With DVR factored in, the episode was watched by 2.58 million viewers.

===Critical reviews===
"Ticking Clocks" received positive reviews from critics. LaToya Ferguson of The A.V. Club gave the episode a "B−" rating, writing, "'Ticking Clocks' is a lofty episode of Brooklyn Nine-Nine, but it isn't a great episode. Under other circumstances, it would probably be a weaker episode. This is an episode that really shows how time lapses make things both more interesting and, more importantly, snappier. The episode certainly tries to keep up the pace, whether it’s Amy’s rush to get to work, Rosa’s rush to make up with Jocelyn, Hitchcock and Scully’s rush to properly time their food, or the rush of saving the server (which of course is stretched out for plot purposes, to “the last possible minute”), but it's very difficult to do so with the real-time aspect covering every inch of it. But in terms of the gimmick and its execution, Brooklyn Nine-Nine succeeds. For a first-time attempt at this sort of approach (like a TV pilot), 'Ticking Clocks' is an ambitious episode that maintains its humor in the face of its obstacles. Hopefully the kinks are worked out by next time."
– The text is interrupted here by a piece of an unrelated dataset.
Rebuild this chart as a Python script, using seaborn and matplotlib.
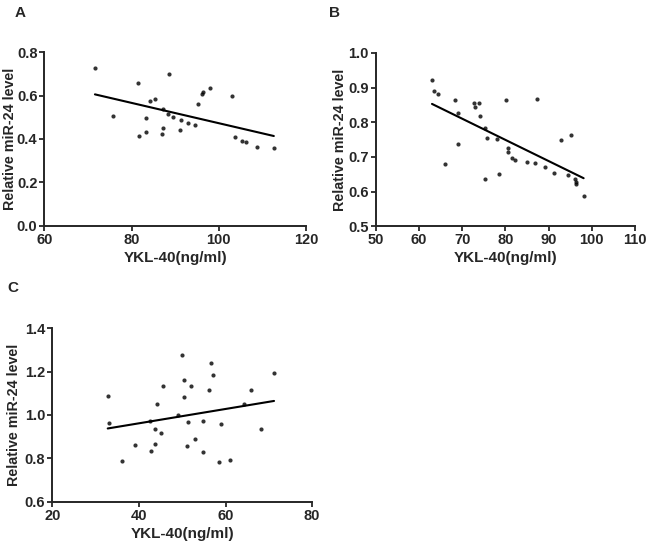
import numpy as np
import pandas as pd
import matplotlib
matplotlib.use("Agg")
import matplotlib.pyplot as plt
import seaborn as sns

# Panel A
a_ykl = [71.6, 75.7, 81.4, 81.8, 83.2, 83.2, 84.2, 85.3, 87.0, 87.3, 87.3, 88.3, 88.6, 89.4,
         91.0, 91.4, 93.0, 94.5, 95.3, 96.2, 96.4, 98.0, 103.0, 103.6, 105.2, 106.3, 108.7, 112.6]
a_mir = [0.725, 0.508, 0.658, 0.415, 0.432, 0.495, 0.577, 0.583, 0.421, 0.452, 0.537, 0.517, 0.698, 0.502,
         0.442, 0.488, 0.474, 0.465, 0.562, 0.606, 0.617, 0.637, 0.597, 0.411, 0.392, 0.385, 0.362, 0.358]

# Panel B
b_ykl = [63.0, 63.4, 64.3, 66.1, 68.3, 69.0, 69.0, 72.8, 72.9, 73.8, 74.0, 75.2, 75.2, 75.7, 78.1,
         78.6, 80.1, 80.5, 80.7, 81.5, 82.2, 85.1, 86.8, 87.2, 89.2, 91.3, 92.9, 94.4, 95.1, 96.2,
         96.3, 96.3, 98.1]
b_mir = [0.922, 0.891, 0.883, 0.681, 0.864, 0.828, 0.737, 0.855, 0.843, 0.855, 0.818, 0.785, 0.637, 0.755,
         0.752, 0.652, 0.864, 0.727, 0.714, 0.698, 0.691, 0.686, 0.683, 0.866, 0.671, 0.655, 0.749, 0.647,
         0.763, 0.637, 0.629, 0.621, 0.586]

# Panel C
c_ykl = [32.8, 33.2, 36.0, 39.0, 42.6, 44.2, 43.6, 45.0, 43.8, 42.8, 45.5, 49.1, 50.0, 50.5, 50.5, 51.4,
         52.0, 51.0, 52.9, 54.7, 54.9, 56.1, 56.7, 57.1, 59.0, 58.4, 61.1, 64.2, 65.9, 68.2, 71.2]
c_mir = [1.085, 0.965, 0.786, 0.862, 0.974, 1.051, 0.935, 0.917, 0.865, 0.832, 1.132, 1.0, 1.274, 1.162,
         1.083, 0.966, 1.132, 0.857, 0.891, 0.974, 0.831, 1.114, 1.237, 1.182, 0.958, 0.783, 0.791, 1.052,
         1.114, 0.937, 1.192]

panels = [
    ("A", a_ykl, a_mir, [60, 80, 100, 120], [0.0, 0.2, 0.4, 0.6, 0.8],
     [0.0684, 0.585, 0.404, 0.319], (20, 13), -0.105),
    ("B", b_ykl, b_mir, [50, 60, 70, 80, 90, 100, 110], [0.5, 0.6, 0.7, 0.8, 0.9, 1.0],
     [0.580, 0.584, 0.400, 0.3186], (335, 13), -0.112),
    ("C", c_ykl, c_mir, [20, 40, 60, 80], [0.6, 0.8, 1.0, 1.2, 1.4],
     [0.0807, 0.0778, 0.401, 0.319], (13, 288), -0.12),
]

sns.set_style("ticks")
plt.rcParams['font.family'] = ['Liberation Sans', 'DejaVu Sans']
plt.rcParams['font.weight'] = 'bold'

fig = plt.figure(figsize=(6.48, 5.44), dpi=100)

for label, xs, ys, xt, yt, pos, lab_xy, ylab_x in panels:
    ax = fig.add_axes(pos)
    df = pd.DataFrame({"ykl": xs, "mir": ys})
    sns.regplot(data=df, x="ykl", y="mir", ax=ax, ci=None, color="black",
                scatter_kws={"s": 9, "linewidths": 0}, line_kws={"linewidth": 1.5})
    ax.set_xlim(xt[0], xt[-1])
    ax.set_ylim(yt[0], yt[-1])
    ax.set_xticks(xt)
    ax.set_yticks(yt)
    ax.set_yticklabels([f"{v:.1f}" for v in yt])
    ax.tick_params(direction="out", length=3.5, width=1.3, labelsize=10.5, pad=1.5)
    for t in ax.get_xticklabels() + ax.get_yticklabels():
        t.set_fontweight("bold")
    for s in ["left", "bottom"]:
        ax.spines[s].set_linewidth(1.4)
    sns.despine(ax=ax)
    ax.set_xlabel("YKL-40(ng/ml)", fontsize=11, fontweight="bold", labelpad=3)
    ax.set_ylabel("Relative miR-24 level", fontsize=10.3, fontweight="bold")
    ax.yaxis.set_label_coords(ylab_x, 0.5)
    fig.text(lab_xy[0] / 648, 1 - lab_xy[1] / 544, label, fontsize=11, fontweight="bold",
             ha="center", va="center")

fig.savefig("out.png", dpi=100)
Alan Sepinwall of Rolling Stone wrote, "There's always a danger that if Brooklyn deviates from the formula too often, that will begin to feel like a formula itself. But most of this year's experiments have felt different enough from one another, as well as from more routine outings like 'The Honeypot.' And if people get upset about too many of them, Goor may have to make like Jake right before each commercial break and cry out, 'Mamma Maglione!'" Nick Harley of Den of Geek gave it a 4 star rating out of 5 and wrote, "Still, these stylistic divergences are interesting enough to sacrifice a few gags, especially when they are presented with new camera techniques and solid character work like Rosa’s acknowledgement of her love for Jocelyn. The series may not be able to surprise us much with the cases on a week to week basis, but it certainly still can by stretching out with format experiences and new emotional beats."